As an aside, this is an impatience I have with the affirmation “ACAB,” while I recognize its organizing force and gladly rally alongside folks who yell and chalk or spray it:  it suggests the problem with police is personal, as if every person who becomes a cop has a particular personality flaw.  They’re just all jerks.  That doesn’t seem useful to me in understanding why police exercise such a tremendously negative influence on collective life.

Bhungalia and Machold then turn in a really interesting direction, towards Timothy Mitchell’s call to center violence on its own, rather than derivative of something else.  I found their points convincing, particularly the examples of instances of settler colonialism in which economics were not primary, conspicuously Palestine and North America.  I do sometimes tend to oversimplify in the hopes of landing an argument.

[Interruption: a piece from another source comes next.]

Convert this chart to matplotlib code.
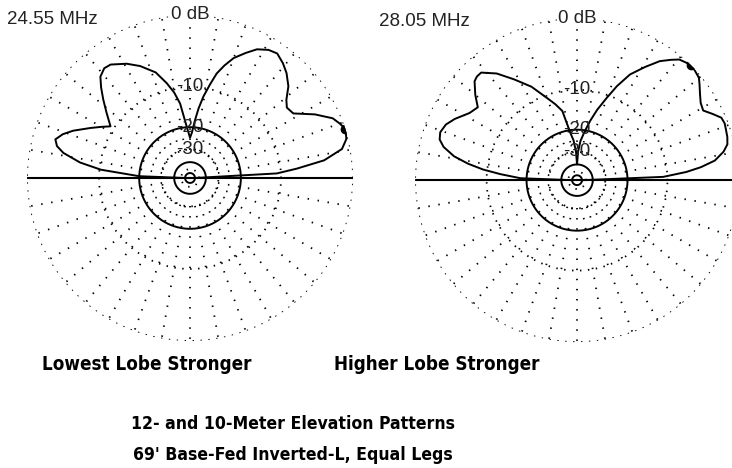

To all four reviewers—Coleman, Boyce, Machold and Bhungalia—and to Jenna Loyd, who organized this forum, and Charmaine Chua, the Review and Open Site Editor for EPD, whose inexhaustible patience I truly abused, and to all the people who marched with me in Indiana and across the nation this week, thank you so much.  How lucky we are to be able to carve out these spaces together.

References

Invisible Committee (2014) To Our Friends.  Robert Hurley, trans.  Cambridge:  MIT Press.
Jauregui B (2016) Provisional Authority: Police, Order, and Security in India.  Chicago:  University of Chicago Press.
Katzenbach N (1967) The Challenge of Crime in a Free Society.  Washington, D.C.:  US GPO.
Paik N (2016) Rightlessness:  Testimony and Redress in U.S. Prison Camps since World War II. Chapel Hill:  University of North Carolina Press.